The successful investor in a historic restoration project will have a broad vision not just for the building being renovated, but for the economy of the surrounding area. If a pioneering restoration project can inspire others to return to a given area, property values will rise and commercial activity will increase. The trendsetter who is first to invest in the neighborhood, and hence the first to benefit from tax breaks and low initial capital layout, is likely to lead the pack when it comes to returns. But it takes sheer guts to put these financing packages together, and the actual restoration work can prove daunting. "It can go wrong in a thousand ways," says Gilmore. "Buildings built in 1903 are fundamentally different from those built today. Also, working with bureaucracies on zoning and planning is challenging, to say the least."

This is where passion and vision come into play. "Your upfront investment will probably be higher because the local bank will doubt your vision and will only give you half the money you need," says Leith-Tetrault, who, as a former banker, financed numerous restoration projects before joining the National Trust for Historic Preservation. "But in the end, you have the vision to see something that others don’t."

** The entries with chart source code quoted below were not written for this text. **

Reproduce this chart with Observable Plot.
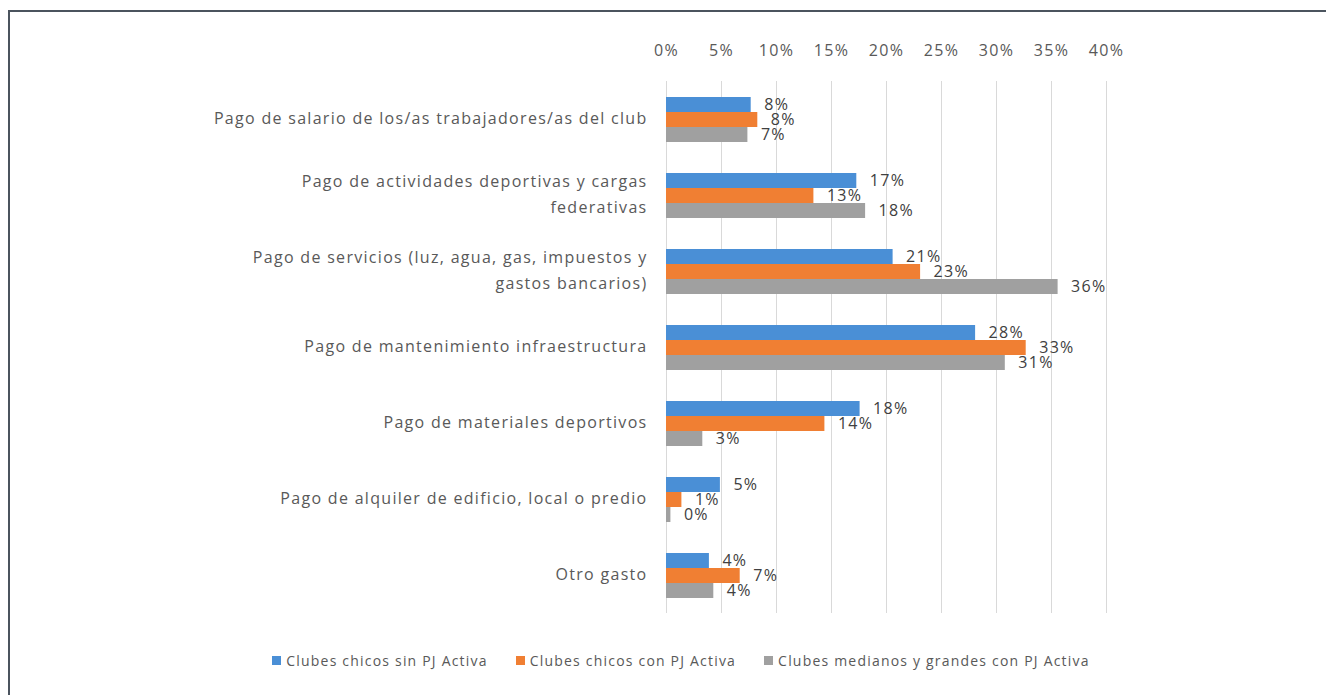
<!DOCTYPE html>
<html>
<head>
<meta charset="utf-8">
<script src="https://cdn.jsdelivr.net/npm/d3@7"></script>
<script src="https://cdn.jsdelivr.net/npm/@observablehq/plot@0.6"></script>
<style>
  html, body { margin: 0; padding: 0; background: #fff; }
  #wrap { position: relative; width: 1326px; height: 695px; overflow: hidden; background: #fff; }
  #frame { position: absolute; left: 8px; top: 9.5px; width: 1400px; height: 800px;
           border-top: 2.5px solid #4b545e; border-left: 2.5px solid #4b545e; box-sizing: border-box; }
  #chart { position: absolute; left: 0; top: 0; }
  #chart svg text { letter-spacing: 1.3px; }
  #legend { position: absolute; left: 0; top: 650px; width: 1326px; height: 20px;
            display: flex; justify-content: center; align-items: center; padding-left: 36px; box-sizing: border-box;
            font-family: "Open Sans", sans-serif; font-size: 14px; color: #595959; letter-spacing: 1.2px; }
  .item { display: flex; align-items: center; margin: 0 14px; }
  .sw { width: 9px; height: 9px; margin-right: 5px; }
</style>
</head>
<body>
<div id="wrap">
  <div id="frame"></div>
  <div id="chart"></div>
  <div id="legend"></div>
</div>
<script>
const categories = [
  "Pago de salario de los/as trabajadores/as del club",
  "Pago de actividades deportivas y cargas\nfederativas",
  "Pago de servicios (luz, agua, gas, impuestos y\ngastos bancarios)",
  "Pago de mantenimiento infraestructura",
  "Pago de materiales deportivos",
  "Pago de alquiler de edificio, local o predio",
  "Otro gasto"
];
const series = [
  "Clubes chicos sin PJ Activa",
  "Clubes chicos con PJ Activa",
  "Clubes medianos y grandes con PJ Activa"
];
const colors = ["#4a8fd6", "#f07f33", "#a0a0a0"];
const sinPJ = [7.7, 17.3, 20.6, 28.1, 17.6, 4.9, 3.9];
const conPJ = [8.3, 13.4, 23.1, 32.7, 14.4, 1.4, 6.7];
const medianos = [7.4, 18.1, 35.6, 30.8, 3.3, 0.4, 4.3];
const xTicks = [0, 5, 10, 15, 20, 25, 30, 35, 40];

const seriesValues = [sinPJ, conPJ, medianos];
const data = [];
categories.forEach((c, i) => {
  series.forEach((s, j) => data.push({category: c, series: s, value: seriesValues[j][i]}));
});

const textColor = "#595959";

const chart = Plot.plot({
  width: 1326,
  height: 640,
  marginLeft: 666,
  marginRight: 220,
  marginTop: 79,
  marginBottom: 26,
  style: { fontFamily: "Open Sans, sans-serif", background: "transparent" },
  x: { domain: [0, 40], ticks: xTicks },
  fy: { domain: categories, padding: 0, axis: null },
  y: { domain: series, paddingInner: 0, paddingOuter: 0.89, axis: null },
  color: { domain: series, range: colors },
  marks: [
    Plot.gridX(xTicks, { stroke: "#d9d9d9", strokeOpacity: 1, strokeWidth: 1 }),
    Plot.axisX(xTicks, {
      anchor: "top", tickSize: 0, tickPadding: 26,
      tickFormat: d => d + "%", fontSize: 16, fill: textColor, label: null
    }),
    Plot.barX(data, { fy: "category", y: "series", x: "value", fill: "series" }),
    Plot.text(data, {
      fy: "category", y: "series", x: "value", text: d => Math.round(d.value) + "%",
      textAnchor: "start", dx: 13, fontSize: 16, fill: "#404040"
    }),
    Plot.text(categories, {
      fy: d => d, text: d => d, frameAnchor: "left", textAnchor: "end", dx: -19, dy: -4,
      lineHeight: 1.65, fontSize: 16, fill: textColor, ariaLabel: "category-labels"
    })
  ]
});
document.getElementById("chart").appendChild(chart);

// center the lines of wrapped category labels within their right-aligned block
chart.querySelectorAll('g[aria-label="category-labels"] text').forEach(t => {
  const spans = t.querySelectorAll("tspan");
  if (spans.length > 1) {
    const W = d3.max(Array.from(spans), s => s.getComputedTextLength());
    t.setAttribute("text-anchor", "middle");
    spans.forEach(s => s.setAttribute("x", -W / 2));
  }
});

const legend = document.getElementById("legend");
series.forEach((s, i) => {
  const item = document.createElement("div");
  item.className = "item";
  const sw = document.createElement("div");
  sw.className = "sw";
  sw.style.background = colors[i];
  const label = document.createElement("span");
  label.textContent = s;
  item.appendChild(sw);
  item.appendChild(label);
  legend.appendChild(item);
});
</script>
</body>
</html>
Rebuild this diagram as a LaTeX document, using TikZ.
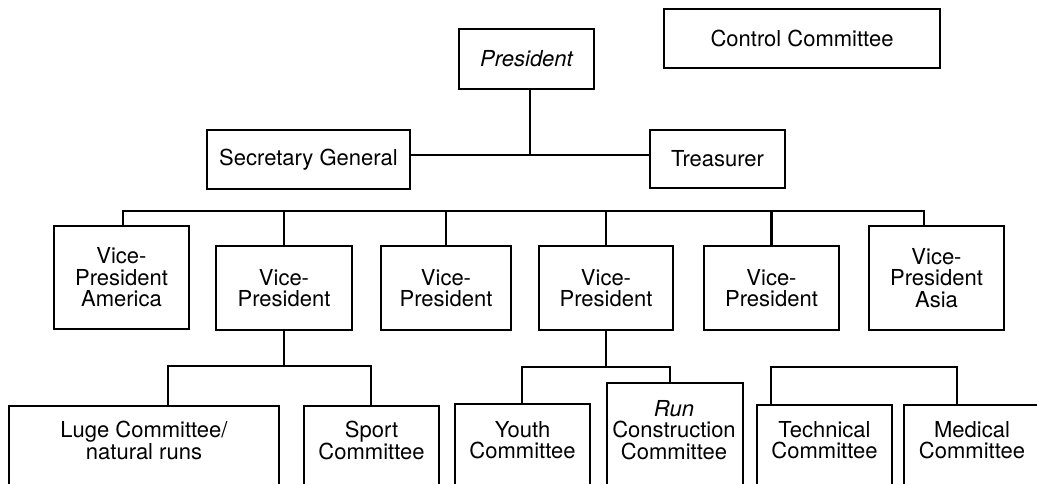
\documentclass[tikz,border=0pt]{standalone}
\usepackage{fontspec}
\setmainfont{TeX Gyre Heros}
\begin{document}
\begin{tikzpicture}[x=1pt,y=-1pt,
  orgbox/.style={draw, line width=1.3pt, inner sep=0pt, outer sep=0pt, align=center,
    font=\fontsize{22}{21.5}\selectfont},
  openbox/.style={draw, line width=1.3pt, inner sep=0pt, outer sep=0pt, anchor=north west, minimum height=110pt},
  lbl/.style={inner sep=0pt, anchor=north, align=center, font=\fontsize{22}{21.5}\selectfont},
  wire/.style={line width=2.4pt, line cap=rect}]
\useasboundingbox (0,0) rectangle (1037,484);
\clip (0,0) rectangle (1037,484);
% top rows
\node[orgbox, minimum width=135pt, minimum height=60pt] (pres) at (526.5,59) {\itshape President};
\node[orgbox, minimum width=276pt, minimum height=59pt] (ctrl) at (802,38.5) {Control Committee};
\node[orgbox, minimum width=203pt, minimum height=59pt] (sec) at (308.5,159.5) {Secretary General};
\node[orgbox, minimum width=135pt, minimum height=58pt] (tre) at (717.5,159) {Treasurer};
% vice presidents
\node[orgbox, minimum width=135pt, minimum height=103pt] (vpa) at (121.5,277.5) {Vice-\\President\\America};
\node[orgbox, minimum width=136pt, minimum height=84pt] (vp2) at (284,288) {Vice-\\President};
\node[orgbox, minimum width=130pt, minimum height=84pt] (vp3) at (446,288) {Vice-\\President};
\node[orgbox, minimum width=134pt, minimum height=84pt] (vp4) at (606,288) {Vice-\\President};
\node[orgbox, minimum width=135pt, minimum height=84pt] (vp5) at (771.5,288) {Vice-\\President};
\node[orgbox, minimum width=135pt, minimum height=104pt] (vpasia) at (936.5,278) {Vice-\\President\\Asia};
% committees (boxes run off the bottom edge)
\node[openbox, minimum width=270pt] (luge) at (9,406) {};
\node[openbox, minimum width=135pt] (sport) at (304,406) {};
\node[openbox, minimum width=135pt] (youth) at (455,404) {};
\node[openbox, minimum width=136pt] (run) at (607,383) {};
\node[openbox, minimum width=135pt] (tech) at (757,405) {};
\node[openbox, minimum width=160pt] (med) at (904,405) {};
\node[lbl] (luget) at (144,421) {Luge Committee/\\natural runs};
\node[lbl] (sportt) at (371.5,421) {Sport\\Committee};
\node[lbl] (youtht) at (522.5,421) {Youth\\Committee};
\node[lbl] (runt) at (674,400) {\textit{Run}\\Construction\\Committee};
\node[lbl] (techt) at (824.5,421) {Technical\\Committee};
\node[lbl] (medt) at (972,421) {Medical\\Committee};
% connectors
\coordinate (j1) at (530,155);
\draw[wire] (pres.south -| j1) -- (j1);
\draw[wire] (sec.east |- j1) -- (tre.west |- j1);
\coordinate (vbL) at (123,211);
\coordinate (vbR) at (924,211);
\draw[wire] (vpa.north -| vbL) -- (vbL) -- (vbR) -- (vpasia.north -| vbR);
\foreach \n in {vp2,vp3,vp4,vp5} \draw[wire] (\n.north) -- (\n.north |- vbL);
\coordinate (b2L) at (168,366);
\coordinate (b2R) at (371,366);
\draw[wire] (vp2.south) -- (vp2.south |- b2L);
\draw[wire] (luge.north -| b2L) -- (b2L) -- (b2R) -- (sport.north -| b2R);
\coordinate (b4L) at (522,367);
\coordinate (b4R) at (670,367);
\draw[wire] (vp4.south) -- (vp4.south |- b4L);
\draw[wire] (youth.north -| b4L) -- (b4L) -- (b4R) -- (run.north -| b4R);
\coordinate (b6L) at (771,367);
\coordinate (b6R) at (957,367);
\draw[wire] (tech.north -| b6L) -- (b6L) -- (b6R) -- (med.north -| b6R);
\end{tikzpicture}
\end{document}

Reinterpreting a building’s purpose as Napoliello and Moskowitz did is crucial to the success of most historic restoration projects. Tom Gilmore’s buildings in the Old Bank District in downtown Los Angeles had outlived their usefulness as office space, so they were transformed into residential space. The cavernous Bijou will never be able to compete with multiplexes and VCRs, so it now hosts a business to which its unique glamour adds value.